Qui serve un passo indietro: l’espressione «high crimes and misdemeanors» fu il risultato di lunghe riflessioni e contrattazioni nel 1787 a Filadelfia. I delegati rinunciarono a formule come malpractice, neglect of duty, maladministration per evitare che il Congresso potesse “sfiduciare” il presidente per semplici disaccordi politici: occorreva un vero e proprio crimine. Oggi misdemeanor indica un reato minore, ma all’epoca, per i costituenti, high misdemeanors indicava una categoria di gravi violazioni della legge (great offenses) motivo di impeachment nel diritto consuetudinario inglese. Oltre a tradimento e corruzione, esse comprendevano abuso (misapplication) dei fondi pubblici, abuso di potere, negligenza nell’espletamento dei propri doveri, usurpazione (encroachment) delle prerogative del parlamento, o disprezzo del medesimo. Da questo punto di vista, Trump ha praticamente violato la costituzione ogni giorno da quando è entrato in carica.
TUTTAVIA, la mossa dei democratici a soli 13 mesi dalle elezioni presidenziali è un un grave errore politico perché non potrà andare in porto (i senatori repubblicani lo assolveranno) e, soprattutto, perché mobiliterà la base repubblicana ad andare a votare a suo favore. La minoranza di americani che ha eletto Trump nel 2016 (Hillary prese tre milioni di voti in più) era perfettamente cosciente delle bizzarrie del presidente e probabilmente si aspettava che molte delle sue imprese sarebbero state al limite della legge per i suoi vari conflitti d’interesse. Lo avevano votato ugualmente perché Trump aveva saputo farsi interprete di frustrazioni e risentimenti di antica data: i suoi sostenitori erano, e sono, minoritari nel Paese ma gli sono incredibilmente fedeli, come dimostra il fatto che il suo gradimento nei sondaggi non si è mosso di un centimetro dall’entrata in carica ad oggi.
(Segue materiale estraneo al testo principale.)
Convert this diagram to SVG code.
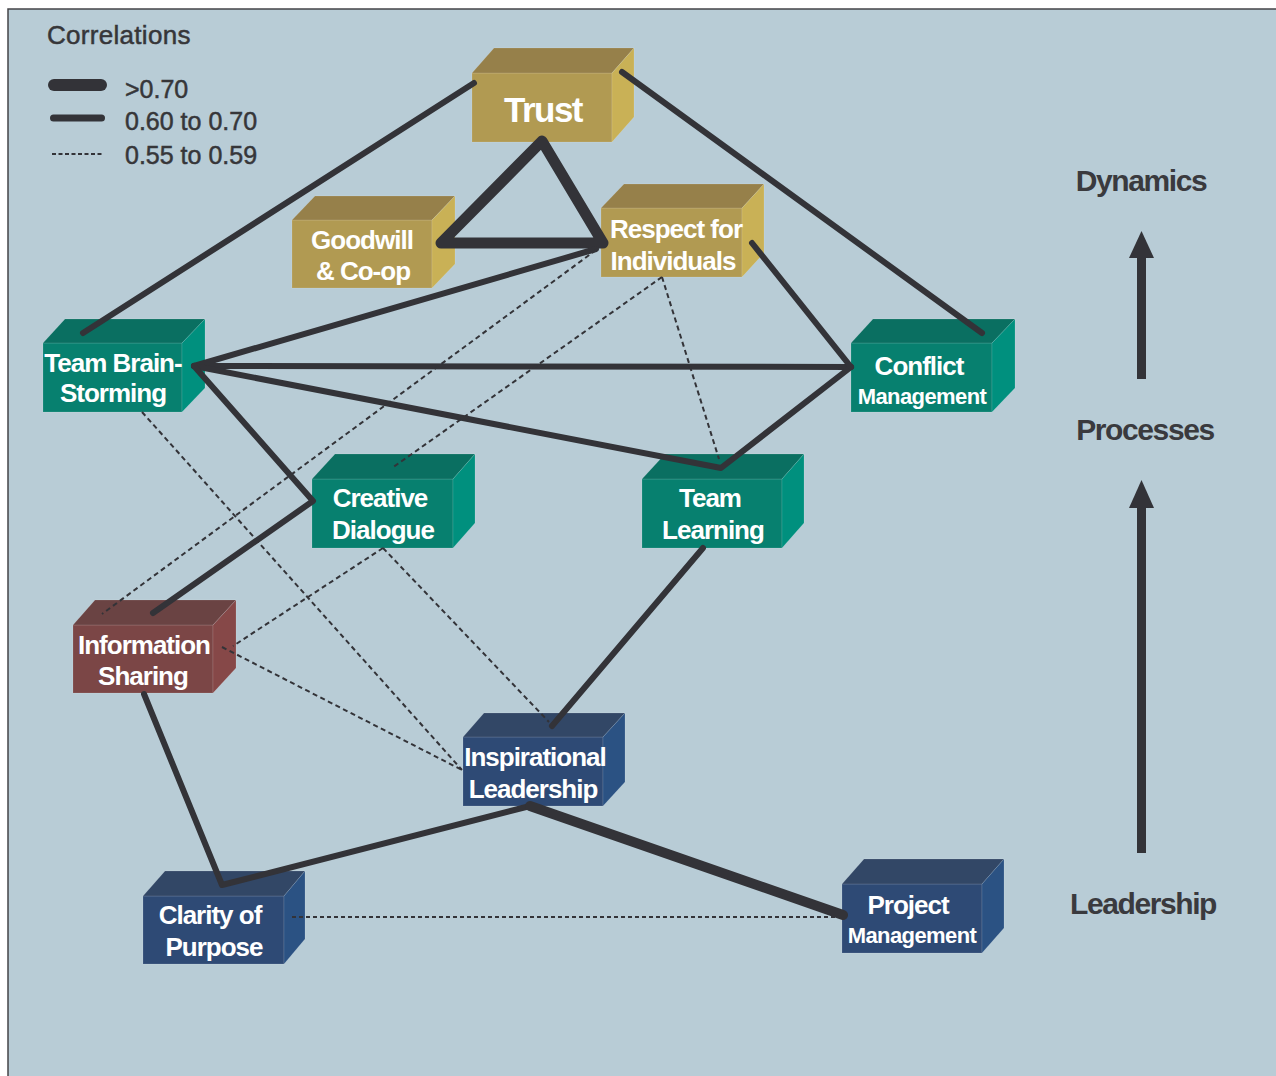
<svg xmlns="http://www.w3.org/2000/svg" width="1276" height="1076" viewBox="0 0 1276 1076">
<style>
.bg{fill:#B8CCD6}
.frame{fill:none;stroke:#444448;stroke-width:1.5}
.gold .f{fill:#B19A52}.gold .t{fill:#96804A}.gold .r{fill:#C9B156}
.teal .f{fill:#07806F}.teal .t{fill:#0A6F61}.teal .r{fill:#00907E}
.maroon .f{fill:#7B4646}.maroon .t{fill:#6A4343}.maroon .r{fill:#864848}
.navy .f{fill:#2E4A75}.navy .t{fill:#324766}.navy .r{fill:#2B5283}
.node polygon,.node rect{stroke:rgba(255,255,255,0.12);stroke-width:1}
.nt{font-family:"Liberation Sans",Arial,Helvetica,sans-serif;font-weight:bold;fill:#FFFFFF;font-size:26px;letter-spacing:-1px;text-anchor:middle}
.sm{font-size:22px;letter-spacing:-0.6px}
.big{font-size:35px;letter-spacing:-1.5px}
.lg{font-family:"Liberation Sans",Arial,Helvetica,sans-serif;fill:#363639;font-size:25px;letter-spacing:0px;stroke:#363639;stroke-width:0.5}
.side{font-family:"Liberation Sans",Arial,Helvetica,sans-serif;font-weight:bold;fill:#3A3A3E;font-size:30px;letter-spacing:-1.4px;text-anchor:middle}
.s{stroke:#333338;stroke-width:6;stroke-linecap:round;stroke-linejoin:round;fill:none}
.k{stroke:#333338;stroke-width:11;stroke-linecap:round;stroke-linejoin:round;fill:none}
.d{stroke:#333338;stroke-width:2;stroke-dasharray:5 3.5;fill:none}
.dd{stroke:#333338;stroke-width:2.2;stroke-dasharray:4 3;fill:none}
.ar{fill:#333338}
</style>
<rect x="0" y="0" width="1276" height="1076" fill="#FFFFFF"/>
<rect class="bg" x="8" y="9" width="1268" height="1067"/>
<path class="frame" d="M8,1076 V9 H1276"/>

<g id="legend">
<text class="lg" x="47" y="44" style="font-size:26px;letter-spacing:0.3px">Correlations</text>
<line class="s" x1="54" y1="85" x2="101" y2="85" style="stroke-width:12"/>
<line class="s" x1="53.5" y1="118" x2="101.5" y2="118" style="stroke-width:7"/>
<line class="d" x1="52" y1="154" x2="103" y2="154" style="stroke-dasharray:4 2.5"/>
<text class="lg" x="125" y="98">&gt;0.70</text>
<text class="lg" x="125" y="130">0.60 to 0.70</text>
<text class="lg" x="125" y="164">0.55 to 0.59</text>
</g>

<g id="trust" class="node gold">
<rect class="f" x="472" y="73" width="140" height="69"/>
<polygon class="t" points="472,73 494,48 634,48 612,73"/>
<polygon class="r" points="612,73 634,48 634,117 612,142"/>
<text class="nt big" x="543" y="122">Trust</text>
</g>
<g id="goodwill" class="node gold">
<rect class="f" x="292" y="220" width="140" height="68"/>
<polygon class="t" points="292,220 315,196 455,196 432,220"/>
<polygon class="r" points="432,220 455,196 455,264 432,288"/>
<text class="nt" x="362" y="249">Goodwill</text>
<text class="nt" x="363" y="280">&amp; Co-op</text>
</g>
<g id="respect" class="node gold">
<rect class="f" x="601" y="208" width="141" height="69"/>
<polygon class="t" points="601,208 624,184 764,184 742,208"/>
<polygon class="r" points="742,208 764,184 764,253 742,277"/>
<text class="nt" x="676" y="238">Respect for</text>
<text class="nt" x="673" y="270">Individuals</text>
</g>
<g id="brainstorming" class="node teal">
<rect class="f" x="43" y="343" width="139" height="69"/>
<polygon class="t" points="43,343 65,319 205,319 182,343"/>
<polygon class="r" points="182,343 205,319 205,388 182,412"/>
<text class="nt" x="113" y="372">Team Brain-</text>
<text class="nt" x="113" y="402">Storming</text>
</g>
<g id="conflict" class="node teal">
<rect class="f" x="851" y="343" width="141" height="69"/>
<polygon class="t" points="851,343 873,319 1015,319 992,343"/>
<polygon class="r" points="992,343 1015,319 1015,388 992,412"/>
<text class="nt" x="919" y="375">Conflict</text>
<text class="nt sm" x="922" y="404">Management</text>
</g>
<g id="creative" class="node teal">
<rect class="f" x="312" y="479" width="141" height="69"/>
<polygon class="t" points="312,479 335,454 475,454 453,479"/>
<polygon class="r" points="453,479 475,454 475,523 453,548"/>
<text class="nt" x="380" y="507">Creative</text>
<text class="nt" x="383" y="539">Dialogue</text>
</g>
<g id="learning" class="node teal">
<rect class="f" x="642" y="479" width="140" height="69"/>
<polygon class="t" points="642,479 665,454 804,454 782,479"/>
<polygon class="r" points="782,479 804,454 804,523 782,548"/>
<text class="nt" x="710" y="507">Team</text>
<text class="nt" x="713" y="539">Learning</text>
</g>
<g id="information" class="node maroon">
<rect class="f" x="73" y="625" width="140" height="68"/>
<polygon class="t" points="73,625 95,600 236,600 213,625"/>
<polygon class="r" points="213,625 236,600 236,668 213,693"/>
<text class="nt" x="144" y="654">Information</text>
<text class="nt" x="143" y="685">Sharing</text>
</g>
<g id="inspirational" class="node navy">
<rect class="f" x="463" y="737" width="140" height="69"/>
<polygon class="t" points="463,737 484,713 625,713 603,737"/>
<polygon class="r" points="603,737 625,713 625,782 603,806"/>
<text class="nt" x="535" y="766">Inspirational</text>
<text class="nt" x="533" y="798">Leadership</text>
</g>
<g id="clarity" class="node navy">
<rect class="f" x="143" y="896" width="141" height="68"/>
<polygon class="t" points="143,896 165,871 305,871 284,896"/>
<polygon class="r" points="284,896 305,871 305,939 284,964"/>
<text class="nt" x="210" y="924">Clarity of</text>
<text class="nt" x="214" y="956">Purpose</text>
</g>
<g id="project" class="node navy">
<rect class="f" x="842" y="884" width="140" height="69"/>
<polygon class="t" points="842,884 864,859 1004,859 982,884"/>
<polygon class="r" points="982,884 1004,859 1004,928 982,953"/>
<text class="nt" x="908" y="914">Project</text>
<text class="nt sm" x="912" y="943">Management</text>
</g>

<g id="connectors">
<line class="s" x1="474" y1="83" x2="83" y2="333"/>
<line class="s" x1="622" y1="72" x2="982" y2="333"/>
<polygon class="k" points="542,141 441,243 603,243"/>
<line class="s" x1="596" y1="249" x2="194" y2="366"/>
<line class="s" x1="194" y1="366" x2="851" y2="367"/>
<polyline class="s" points="194,366 721,468 851,367"/>
<line class="s" x1="752" y1="243" x2="851" y2="367"/>
<polyline class="s" points="194,366 313,501 153,613"/>
<line class="s" x1="703" y1="548" x2="552" y2="726"/>
<polyline class="s" points="144,694 222,885 530,806"/>
<line class="k" x1="530" y1="806" x2="843" y2="915" style="stroke-width:10"/>
<line class="d" x1="596" y1="250" x2="102" y2="614"/>
<line class="d" x1="662" y1="277" x2="392" y2="468"/>
<line class="d" x1="662" y1="277" x2="719" y2="459"/>
<line class="d" x1="142" y1="412" x2="462" y2="770"/>
<line class="d" x1="222" y1="647" x2="462" y2="770"/>
<line class="d" x1="383" y1="548" x2="233" y2="646"/>
<line class="d" x1="383" y1="548" x2="549" y2="722"/>
<line class="dd" x1="292" y1="917" x2="843" y2="917"/>
</g>

<g id="levels">
<text class="side" x="1141" y="191">Dynamics</text>
<text class="side" x="1145" y="440">Processes</text>
<text class="side" x="1143" y="914">Leadership</text>
<rect class="ar" x="1137" y="256" width="9" height="123"/>
<polygon class="ar" points="1141.5,231 1154,258 1129,258"/>
<rect class="ar" x="1137" y="505" width="9" height="348"/>
<polygon class="ar" points="1141.5,480 1154,508 1129,508"/>
</g>
</svg>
Era al 43% il giorno in cui ha giurato ed è il 43% oggi, nonostante le sue promesse non siano state realizzate e nonostante l’immagine di confusione e incompetenza trasmessa dalla Casa Bianca in questi tre anni. Se si mobilitano in massa, grazie al bizzarro sistema elettorale americano sono in grado di rieleggerlo.
I DEMOCRATICi hanno adottato uno storytelling in cui hanno perso le elezioni del 2016 perché il nemico storico complottava nell’ombra con l’aiuto di potenze straniere, ma non è così: hanno perso perché, oltre ai milionari, una parte della classe media impoverita e della classe operaia danneggiata dalla globalizzazione hanno preferito Trump. Hanno perso perché avevano in Hillary Clinton un pessimo candidato e perché il bilancio degli anni di Obama non era così entusiasmante come dicevano. L’impeachment serve a cancellare la riflessione sulle loro responsabilità e su cosa dovrebbe fare un partito che volesse difendere gli interessi dei più deboli ma rischia concretamente di far perdere le elezioni del 2020. Potrà il mondo sopravvivere ad altri quattro anni di Trump, magari rafforzato da un Congresso di nuovo controllato dai repubblicani?